Pozwolę sobie odnieść się do tekstu z okładki: ZA KAŻDĄ DOSKONAŁĄ KOBIETĄ KRYJE SIĘ... STO INNYCH, RÓWNIE PERFEKCYJNYCH, KTÓRE TYLKO CZEKAJĄ, BY ZAJĄĆ JEJ MIEJSCE. W obecnych czasach każdy ze sobą konkuruje. Czy to w życiu prywatnym, czy też zawodowym. Zauważyłam, że płeć piękna jest w tym lepsza, co wcale nie jest czymś pozytywnym. Kobiety bywają  dla siebie okropne. Podejrzliwe, zazdrosne, mściwe... Na pewno każda z czytelniczek spotkała się z takim niemiłym zachowaniem. Zamiast się wspierać, to wbijamy sobie szpile. I po co? Jednak nie mogę pakować wszystkich do jednego wora. Są też takie sytuacje, kiedy potrafimy się zjednoczyć i się wspierać. Chociaż czasami nawet w tych dobrych gestach doszukujemy się czegoś złego, bo przecież "tak bezinteresownie?!". Takie mamy czasy, niestety. I właśnie to jest też jednym z kluczowych elementów książki "Ta druga". Poznajemy Carrie i poznajemy tą tytułową - DRUGĄ, którą jest Emma. Zachowanie tych dwóch dam idealnie oddaje całość powyższego tekstu.

Jeśli chodzi o bohaterów książki Frances, muszę przyznać, że autorka naprawdę radzi sobie dobrze z ich kreacją. Pamiętam, jak zachwycałam się postaciami z poprzedniej jej książki. Jak to podobała mi się każda z postaci i tutaj jest tak samo. Oceniam każdą z postaci celująco. Mamy fajnie wykreowane postaci poboczne, czarne charaktery, jak i te, których do końca nie da się rozgryźć. Nie zawiodłam się!
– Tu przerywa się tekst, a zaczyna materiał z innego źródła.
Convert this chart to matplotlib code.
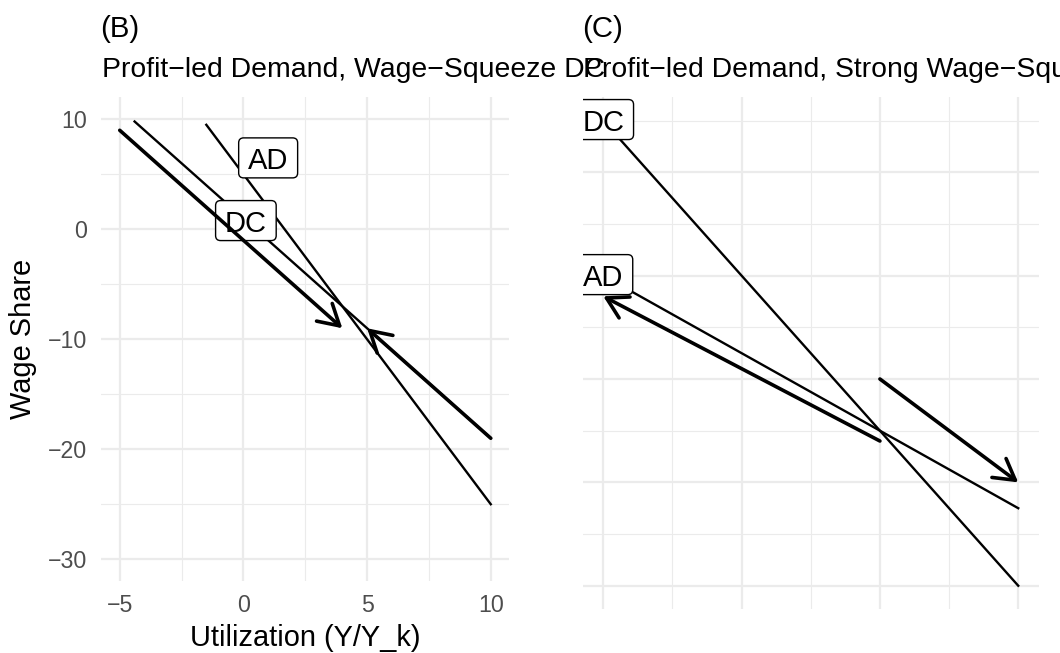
import matplotlib
matplotlib.use("Agg")
import matplotlib.pyplot as plt
from matplotlib.patches import ArrowStyle, FancyArrowPatch, FancyBboxPatch
from matplotlib.transforms import IdentityTransform

plt.rcParams["font.family"] = ["Liberation Sans", "DejaVu Sans"]

W, H = 1060, 653

# (B) profit-led demand, wage-squeeze distribution curve
b_ad_x = [-1.5, 10]
b_ad_y = [9.5, -25]
b_dc_x = [-4.4, 10]
b_dc_y = [9.8, -19]
b_arrow_from = [(-5, 9), (10, -19)]
b_arrow_to = [(4, -9), (5, -9)]
b_labels = ["AD", "DC"]
b_label_x = [1.0, 0.1]
b_label_y = [6.4, 0.7]

# (C) profit-led demand, strong wage-squeeze distribution curve
c_ad_x = [-5, 10]
c_ad_y = [20, -25]
c_dc_x = [-5, 10]
c_dc_y = [50, -40]
c_arrow_from = [(5, -12), (5, 0)]
c_arrow_to = [(-5, 16), (10, -20)]
c_labels = ["AD", "DC"]
c_label_x = [-5, -5]
c_label_y = [20, 50]

x_breaks = [-5, 0, 5, 10]
x_minor = [-2.5, 2.5, 7.5]
b_y_breaks = [-30, -20, -10, 0, 10]
b_y_minor = [-25, -15, -5, 5]
c_y_breaks = [-40, -20, 0, 20, 40]
c_y_minor = [-30, -10, 10, 30, 50]

GRID = "#EBEBEB"
LABEL_FS = 21
TICK_FS = 16.7
THIN = 1.7
THICK = 2.6


def px_axes(fig, left, top, right, bottom):
    return fig.add_axes([left / W, 1 - bottom / H, (right - left) / W, (bottom - top) / H])


def style(ax, xlim, ylim, ybreaks, yminor, show_ticks):
    ax.set_xlim(*xlim)
    ax.set_ylim(*ylim)
    ax.set_xticks(x_breaks)
    ax.set_xticks(x_minor, minor=True)
    ax.set_yticks(ybreaks)
    ax.set_yticks(yminor, minor=True)
    ax.grid(which="major", color=GRID, lw=1.6)
    ax.grid(which="minor", color=GRID, lw=0.8)
    ax.set_axisbelow(True)
    for s in ax.spines.values():
        s.set_visible(False)
    ax.tick_params(which="both", length=0, labelsize=TICK_FS, labelcolor="#4D4D4D")
    ax.tick_params(axis="y", pad=10.5)
    ax.tick_params(axis="x", pad=9.5)
    if not show_ticks:
        ax.set_xticklabels([])
        ax.set_yticklabels([])


def draw_label(ax, x, y, s, renderer):
    t = ax.annotate(s, (x, y), xytext=(0, -7.5), textcoords="offset points",
                    ha="center", va="baseline", fontsize=LABEL_FS, zorder=4,
                    annotation_clip=False)
    t.set_clip_on(True)
    tw = t.get_window_extent(renderer=renderer).width
    cx, cy = ax.transData.transform((x, y))
    bw, bh = tw + 18.6, 40
    box = FancyBboxPatch((cx - bw / 2, cy + 1 - bh / 2), bw, bh,
                         boxstyle="round,pad=0,rounding_size=5",
                         transform=IdentityTransform(), facecolor="white",
                         edgecolor="black", lw=1.0, zorder=3)
    ax.add_patch(box)
    box.set_clip_path(ax.patch)


def draw_arrow(ax, start, end):
    ax.add_patch(FancyArrowPatch(start, end,
                                 arrowstyle=ArrowStyle("->", head_length=14.7, head_width=8.5),
                                 mutation_scale=1, lw=THICK, color="black",
                                 shrinkA=0, shrinkB=0, zorder=5))


fig = plt.figure(figsize=(W / 100, H / 100), dpi=100)
renderer = fig.canvas.get_renderer()

ax_b = px_axes(fig, 101.2, 97.3, 509.3, 581.2)
style(ax_b, (-5.75, 10.75), (-32, 12), b_y_breaks, b_y_minor, True)
ax_b.plot(b_ad_x, b_ad_y, color="black", lw=THIN, zorder=2)
ax_b.plot(b_dc_x, b_dc_y, color="black", lw=THIN, zorder=2)
for s, x, y in zip(b_labels, b_label_x, b_label_y):
    draw_label(ax_b, x, y, s, renderer)
for a, b in zip(b_arrow_from, b_arrow_to):
    draw_arrow(ax_b, a, b)

ax_c = px_axes(fig, 582.5, 97.3, 1039, 609)
style(ax_c, (-5.75, 10.75), (-44.5, 54.5), c_y_breaks, c_y_minor, False)
ax_c.plot(c_ad_x, c_ad_y, color="black", lw=THIN, zorder=2)
ax_c.plot(c_dc_x, c_dc_y, color="black", lw=THIN, zorder=2)
for s, x, y in zip(c_labels, c_label_x, c_label_y):
    draw_label(ax_c, x, y, s, renderer)
for a, b in zip(c_arrow_from, c_arrow_to):
    draw_arrow(ax_c, a, b)

# titles and subtitles
fig.text(100 / W, 1 - 37.3 / H, "(B)", fontsize=21.2, va="baseline", ha="left")
fig.text(101.5 / W, 1 - 76.7 / H, "Profit\u2212led Demand, Wage\u2212Squeeze DC",
         fontsize=20.4, va="baseline", ha="left")
fig.text(581.7 / W, 1 - 37.3 / H, "(C)", fontsize=21.2, va="baseline", ha="left")
fig.text(583 / W, 1 - 76.7 / H, "Profit\u2212led Demand, Strong Wage\u2212Squeeze DC",
         fontsize=20.4, va="baseline", ha="left")

fig.text(305.3 / W, 1 - 646 / H, "Utilization (Y/Y_k)", fontsize=20.9,
         ha="center", va="baseline")
fig.text(23 / W, 1 - 339.2 / H, "Wage Share", fontsize=20.9, rotation=90,
         ha="center", va="center")

fig.savefig("out.png", dpi=100, facecolor="white")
Jeśli chodzi o pomysł na książkę -  tutaj również na plus. Chociaż nie od samego początku się wciągnęłam. Najpierw musiałam się wgryźć w fabułę, a później poszło już całkiem gładko. Działo się wiele. Wielowątkowość tej książki jest jak najbardziej na plus. Wiele w niej zawiłości, ale takich nieogłupiających - że tak się wyrażę. Mamy tutaj miłość, złość, zazdrość, tęsknotę i śmierć. Trzy główne postaci mają dla nas zagadki do rozwiązania, a klucz znajduje się w ich przeszłości.

Ja jestem na tak! Bardzo lubię powieści Michelle Frances i z niecierpliwością wyczekuję kolejnej. A Wam mogę polecić zarówno tytuł "Ta dziewczyna", jak i "Ta druga". Jeśli lubujecie się w thrillerach, powinny Wam się spodobać.